[start of RECORDED INFORMATION]
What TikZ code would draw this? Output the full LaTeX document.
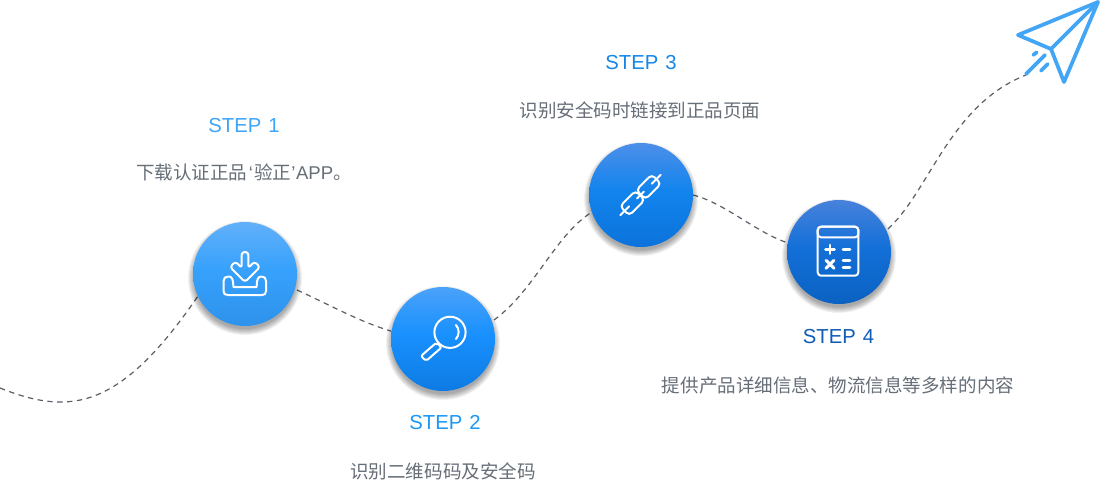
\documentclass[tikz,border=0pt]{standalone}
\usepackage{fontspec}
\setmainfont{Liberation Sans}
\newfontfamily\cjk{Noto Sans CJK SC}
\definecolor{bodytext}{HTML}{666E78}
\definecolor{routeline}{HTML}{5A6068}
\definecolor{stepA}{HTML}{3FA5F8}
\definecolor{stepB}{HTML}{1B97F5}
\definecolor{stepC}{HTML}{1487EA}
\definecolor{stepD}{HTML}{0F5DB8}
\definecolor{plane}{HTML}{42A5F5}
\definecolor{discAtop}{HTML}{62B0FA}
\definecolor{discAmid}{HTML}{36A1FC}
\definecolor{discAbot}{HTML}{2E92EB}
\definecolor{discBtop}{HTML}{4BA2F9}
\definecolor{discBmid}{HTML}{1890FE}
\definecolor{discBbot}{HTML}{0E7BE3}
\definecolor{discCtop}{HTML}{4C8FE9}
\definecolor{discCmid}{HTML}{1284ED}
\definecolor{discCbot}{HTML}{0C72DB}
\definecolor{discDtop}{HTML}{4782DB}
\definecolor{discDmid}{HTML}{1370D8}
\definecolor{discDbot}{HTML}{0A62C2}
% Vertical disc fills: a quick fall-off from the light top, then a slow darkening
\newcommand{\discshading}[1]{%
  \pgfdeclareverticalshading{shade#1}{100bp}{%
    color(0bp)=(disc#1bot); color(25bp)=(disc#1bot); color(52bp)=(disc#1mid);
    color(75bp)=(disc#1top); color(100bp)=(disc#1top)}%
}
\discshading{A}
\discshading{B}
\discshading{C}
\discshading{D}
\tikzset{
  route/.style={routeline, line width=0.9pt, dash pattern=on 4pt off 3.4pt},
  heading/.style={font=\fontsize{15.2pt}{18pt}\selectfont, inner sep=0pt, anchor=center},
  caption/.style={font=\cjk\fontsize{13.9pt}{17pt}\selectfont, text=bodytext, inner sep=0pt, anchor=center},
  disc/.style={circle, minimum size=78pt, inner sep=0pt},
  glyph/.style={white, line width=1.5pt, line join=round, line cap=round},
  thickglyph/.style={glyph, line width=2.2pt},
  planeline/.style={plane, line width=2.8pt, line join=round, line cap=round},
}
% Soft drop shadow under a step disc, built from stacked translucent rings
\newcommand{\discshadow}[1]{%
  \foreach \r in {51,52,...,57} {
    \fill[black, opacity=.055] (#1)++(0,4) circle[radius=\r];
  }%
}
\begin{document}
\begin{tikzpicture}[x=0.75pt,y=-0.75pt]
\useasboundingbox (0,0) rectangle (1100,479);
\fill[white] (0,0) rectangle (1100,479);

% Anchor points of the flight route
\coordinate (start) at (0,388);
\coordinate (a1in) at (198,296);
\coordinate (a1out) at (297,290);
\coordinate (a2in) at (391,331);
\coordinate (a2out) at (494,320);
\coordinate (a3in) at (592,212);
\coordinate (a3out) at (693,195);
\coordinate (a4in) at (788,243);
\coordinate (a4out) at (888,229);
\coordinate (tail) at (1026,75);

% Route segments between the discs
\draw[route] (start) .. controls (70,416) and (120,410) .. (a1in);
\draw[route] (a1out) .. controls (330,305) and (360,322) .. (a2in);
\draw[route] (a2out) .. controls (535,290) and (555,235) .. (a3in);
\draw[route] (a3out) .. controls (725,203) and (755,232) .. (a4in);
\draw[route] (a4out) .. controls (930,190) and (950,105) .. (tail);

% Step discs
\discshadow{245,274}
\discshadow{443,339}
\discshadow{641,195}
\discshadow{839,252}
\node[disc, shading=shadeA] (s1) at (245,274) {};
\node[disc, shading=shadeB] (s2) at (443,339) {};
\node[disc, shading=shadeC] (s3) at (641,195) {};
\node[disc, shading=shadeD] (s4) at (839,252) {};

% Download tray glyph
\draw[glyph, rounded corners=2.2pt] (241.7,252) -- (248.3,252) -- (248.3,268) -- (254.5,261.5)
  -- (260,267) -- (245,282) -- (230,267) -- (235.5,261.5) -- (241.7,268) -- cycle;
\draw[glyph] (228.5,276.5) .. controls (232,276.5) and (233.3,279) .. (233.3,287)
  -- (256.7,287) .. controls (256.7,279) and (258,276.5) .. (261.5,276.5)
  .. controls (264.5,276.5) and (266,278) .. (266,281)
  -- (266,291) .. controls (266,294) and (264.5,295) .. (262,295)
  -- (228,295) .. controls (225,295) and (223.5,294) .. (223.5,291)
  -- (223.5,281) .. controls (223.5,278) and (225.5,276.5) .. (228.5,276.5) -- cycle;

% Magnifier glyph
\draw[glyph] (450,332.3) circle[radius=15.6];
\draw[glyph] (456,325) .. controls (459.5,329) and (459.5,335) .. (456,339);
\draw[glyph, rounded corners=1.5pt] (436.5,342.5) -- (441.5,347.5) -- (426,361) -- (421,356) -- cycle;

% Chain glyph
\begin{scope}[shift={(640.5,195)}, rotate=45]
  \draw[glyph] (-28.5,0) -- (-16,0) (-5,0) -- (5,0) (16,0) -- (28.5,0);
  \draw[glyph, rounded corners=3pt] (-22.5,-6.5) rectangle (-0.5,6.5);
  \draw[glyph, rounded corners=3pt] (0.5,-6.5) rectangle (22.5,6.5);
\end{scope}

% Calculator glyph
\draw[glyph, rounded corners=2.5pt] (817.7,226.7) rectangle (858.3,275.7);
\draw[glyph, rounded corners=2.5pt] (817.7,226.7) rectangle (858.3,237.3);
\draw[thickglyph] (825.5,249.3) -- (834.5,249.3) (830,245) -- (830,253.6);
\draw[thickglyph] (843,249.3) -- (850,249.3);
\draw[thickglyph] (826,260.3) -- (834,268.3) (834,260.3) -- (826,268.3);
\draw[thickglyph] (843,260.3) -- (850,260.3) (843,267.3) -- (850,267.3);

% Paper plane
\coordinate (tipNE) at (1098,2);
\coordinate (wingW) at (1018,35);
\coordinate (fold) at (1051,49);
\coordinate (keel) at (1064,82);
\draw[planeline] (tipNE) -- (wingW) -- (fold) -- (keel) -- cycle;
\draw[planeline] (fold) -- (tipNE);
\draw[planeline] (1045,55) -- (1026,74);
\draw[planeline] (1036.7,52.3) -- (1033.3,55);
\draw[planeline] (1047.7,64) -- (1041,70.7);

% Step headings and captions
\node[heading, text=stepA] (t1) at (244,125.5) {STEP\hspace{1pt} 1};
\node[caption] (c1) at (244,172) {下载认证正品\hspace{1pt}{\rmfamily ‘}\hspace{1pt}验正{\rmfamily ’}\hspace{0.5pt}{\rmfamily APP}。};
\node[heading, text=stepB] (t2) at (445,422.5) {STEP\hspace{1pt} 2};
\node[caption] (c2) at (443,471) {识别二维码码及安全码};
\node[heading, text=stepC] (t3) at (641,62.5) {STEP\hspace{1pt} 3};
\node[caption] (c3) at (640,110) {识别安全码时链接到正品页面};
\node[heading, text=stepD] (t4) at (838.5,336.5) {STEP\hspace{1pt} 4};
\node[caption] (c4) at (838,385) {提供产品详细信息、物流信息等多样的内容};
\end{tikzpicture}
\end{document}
[end of RECORDED INFORMATION]
» **PROBLEM REQUIREMENTS**
Copy each line above precisely, dropping the pictures.

» **RESULT**
What TikZ code would draw this? Output the full LaTeX document.
\documentclass[tikz,border=0pt]{standalone}
\usepackage{fontspec}
\setmainfont{Liberation Sans}
\newfontfamily\cjk{Noto Sans CJK SC}
\definecolor{bodytext}{HTML}{666E78}
\definecolor{routeline}{HTML}{5A6068}
\definecolor{stepA}{HTML}{3FA5F8}
\definecolor{stepB}{HTML}{1B97F5}
\definecolor{stepC}{HTML}{1487EA}
\definecolor{stepD}{HTML}{0F5DB8}
\definecolor{plane}{HTML}{42A5F5}
\definecolor{discAtop}{HTML}{62B0FA}
\definecolor{discAmid}{HTML}{36A1FC}
\definecolor{discAbot}{HTML}{2E92EB}
\definecolor{discBtop}{HTML}{4BA2F9}
\definecolor{discBmid}{HTML}{1890FE}
\definecolor{discBbot}{HTML}{0E7BE3}
\definecolor{discCtop}{HTML}{4C8FE9}
\definecolor{discCmid}{HTML}{1284ED}
\definecolor{discCbot}{HTML}{0C72DB}
\definecolor{discDtop}{HTML}{4782DB}
\definecolor{discDmid}{HTML}{1370D8}
\definecolor{discDbot}{HTML}{0A62C2}
% Vertical disc fills: a quick fall-off from the light top, then a slow darkening
\newcommand{\discshading}[1]{%
  \pgfdeclareverticalshading{shade#1}{100bp}{%
    color(0bp)=(disc#1bot); color(25bp)=(disc#1bot); color(52bp)=(disc#1mid);
    color(75bp)=(disc#1top); color(100bp)=(disc#1top)}%
}
\discshading{A}
\discshading{B}
\discshading{C}
\discshading{D}
\tikzset{
  route/.style={routeline, line width=0.9pt, dash pattern=on 4pt off 3.4pt},
  heading/.style={font=\fontsize{15.2pt}{18pt}\selectfont, inner sep=0pt, anchor=center},
  caption/.style={font=\cjk\fontsize{13.9pt}{17pt}\selectfont, text=bodytext, inner sep=0pt, anchor=center},
  disc/.style={circle, minimum size=78pt, inner sep=0pt},
  glyph/.style={white, line width=1.5pt, line join=round, line cap=round},
  thickglyph/.style={glyph, line width=2.2pt},
  planeline/.style={plane, line width=2.8pt, line join=round, line cap=round},
}
% Soft drop shadow under a step disc, built from stacked translucent rings
\newcommand{\discshadow}[1]{%
  \foreach \r in {51,52,...,57} {
    \fill[black, opacity=.055] (#1)++(0,4) circle[radius=\r];
  }%
}
\begin{document}
\begin{tikzpicture}[x=0.75pt,y=-0.75pt]
\useasboundingbox (0,0) rectangle (1100,479);
\fill[white] (0,0) rectangle (1100,479);

% Anchor points of the flight route
\coordinate (start) at (0,388);
\coordinate (a1in) at (198,296);
\coordinate (a1out) at (297,290);
\coordinate (a2in) at (391,331);
\coordinate (a2out) at (494,320);
\coordinate (a3in) at (592,212);
\coordinate (a3out) at (693,195);
\coordinate (a4in) at (788,243);
\coordinate (a4out) at (888,229);
\coordinate (tail) at (1026,75);

% Route segments between the discs
\draw[route] (start) .. controls (70,416) and (120,410) .. (a1in);
\draw[route] (a1out) .. controls (330,305) and (360,322) .. (a2in);
\draw[route] (a2out) .. controls (535,290) and (555,235) .. (a3in);
\draw[route] (a3out) .. controls (725,203) and (755,232) .. (a4in);
\draw[route] (a4out) .. controls (930,190) and (950,105) .. (tail);

% Step discs
\discshadow{245,274}
\discshadow{443,339}
\discshadow{641,195}
\discshadow{839,252}
\node[disc, shading=shadeA] (s1) at (245,274) {};
\node[disc, shading=shadeB] (s2) at (443,339) {};
\node[disc, shading=shadeC] (s3) at (641,195) {};
\node[disc, shading=shadeD] (s4) at (839,252) {};

% Download tray glyph
\draw[glyph, rounded corners=2.2pt] (241.7,252) -- (248.3,252) -- (248.3,268) -- (254.5,261.5)
  -- (260,267) -- (245,282) -- (230,267) -- (235.5,261.5) -- (241.7,268) -- cycle;
\draw[glyph] (228.5,276.5) .. controls (232,276.5) and (233.3,279) .. (233.3,287)
  -- (256.7,287) .. controls (256.7,279) and (258,276.5) .. (261.5,276.5)
  .. controls (264.5,276.5) and (266,278) .. (266,281)
  -- (266,291) .. controls (266,294) and (264.5,295) .. (262,295)
  -- (228,295) .. controls (225,295) and (223.5,294) .. (223.5,291)
  -- (223.5,281) .. controls (223.5,278) and (225.5,276.5) .. (228.5,276.5) -- cycle;

% Magnifier glyph
\draw[glyph] (450,332.3) circle[radius=15.6];
\draw[glyph] (456,325) .. controls (459.5,329) and (459.5,335) .. (456,339);
\draw[glyph, rounded corners=1.5pt] (436.5,342.5) -- (441.5,347.5) -- (426,361) -- (421,356) -- cycle;

% Chain glyph
\begin{scope}[shift={(640.5,195)}, rotate=45]
  \draw[glyph] (-28.5,0) -- (-16,0) (-5,0) -- (5,0) (16,0) -- (28.5,0);
  \draw[glyph, rounded corners=3pt] (-22.5,-6.5) rectangle (-0.5,6.5);
  \draw[glyph, rounded corners=3pt] (0.5,-6.5) rectangle (22.5,6.5);
\end{scope}

% Calculator glyph
\draw[glyph, rounded corners=2.5pt] (817.7,226.7) rectangle (858.3,275.7);
\draw[glyph, rounded corners=2.5pt] (817.7,226.7) rectangle (858.3,237.3);
\draw[thickglyph] (825.5,249.3) -- (834.5,249.3) (830,245) -- (830,253.6);
\draw[thickglyph] (843,249.3) -- (850,249.3);
\draw[thickglyph] (826,260.3) -- (834,268.3) (834,260.3) -- (826,268.3);
\draw[thickglyph] (843,260.3) -- (850,260.3) (843,267.3) -- (850,267.3);

% Paper plane
\coordinate (tipNE) at (1098,2);
\coordinate (wingW) at (1018,35);
\coordinate (fold) at (1051,49);
\coordinate (keel) at (1064,82);
\draw[planeline] (tipNE) -- (wingW) -- (fold) -- (keel) -- cycle;
\draw[planeline] (fold) -- (tipNE);
\draw[planeline] (1045,55) -- (1026,74);
\draw[planeline] (1036.7,52.3) -- (1033.3,55);
\draw[planeline] (1047.7,64) -- (1041,70.7);

% Step headings and captions
\node[heading, text=stepA] (t1) at (244,125.5) {STEP\hspace{1pt} 1};
\node[caption] (c1) at (244,172) {下载认证正品\hspace{1pt}{\rmfamily ‘}\hspace{1pt}验正{\rmfamily ’}\hspace{0.5pt}{\rmfamily APP}。};
\node[heading, text=stepB] (t2) at (445,422.5) {STEP\hspace{1pt} 2};
\node[caption] (c2) at (443,471) {识别二维码码及安全码};
\node[heading, text=stepC] (t3) at (641,62.5) {STEP\hspace{1pt} 3};
\node[caption] (c3) at (640,110) {识别安全码时链接到正品页面};
\node[heading, text=stepD] (t4) at (838.5,336.5) {STEP\hspace{1pt} 4};
\node[caption] (c4) at (838,385) {提供产品详细信息、物流信息等多样的内容};
\end{tikzpicture}
\end{document}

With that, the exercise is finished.